Check out the live web app at https://ecowley-dbscan.herokuapp.com/

Credit to this page provided by scikit-learn for instruction on how to generate blobs.

Credit to the excellent wikipedia page for its pseudocode on the dbscan algorithm.

Introduction

The goal of this project was to implement the classic dbscan clustering algorithm. This was for educational purposes; the aim was to understand how it works, not to build something that can compete with the highly optimized sklearn.cluster.dbscan.

Vocabulary

  • eps is the maximum distance apart two points may be in order to be considered neighbors.
  • minpts is the minimum number of neighbors that a point must have in order for the group of points to be considered a cluster.

How it works

  1. Select a point that does not already have a label.
  2. Query for neighbors that are within the eps distance of the point
  3. If at least minpts are found, add a new label on the first point and put the neighbors in a set called neighbors.

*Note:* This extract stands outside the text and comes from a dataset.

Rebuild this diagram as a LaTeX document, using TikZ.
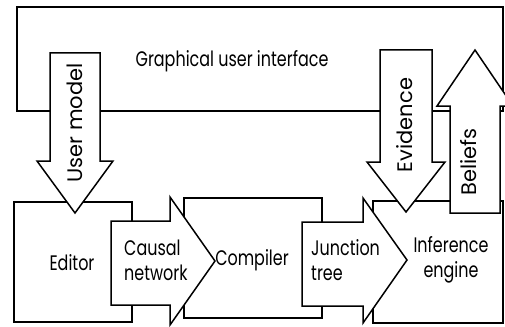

Else, label the point noise and go back to step 1.
  4. For every point in neighbors, add the same label, then query for neighbors and add those points to the set. Continue until all points in the set are handled.
  5. Repeat steps 1-4 until all points are labeled.

Time Complexity

DBSCAN is O(n^2) because it must find the distance between every two points in the dataset.

My implementation takes 4-7 seconds to run on a dataset of 700 points. sklearn’s implementation takes in the milliseconds to run. This is due to optimizations that I was unable to look into in the short amount of time I had for the project.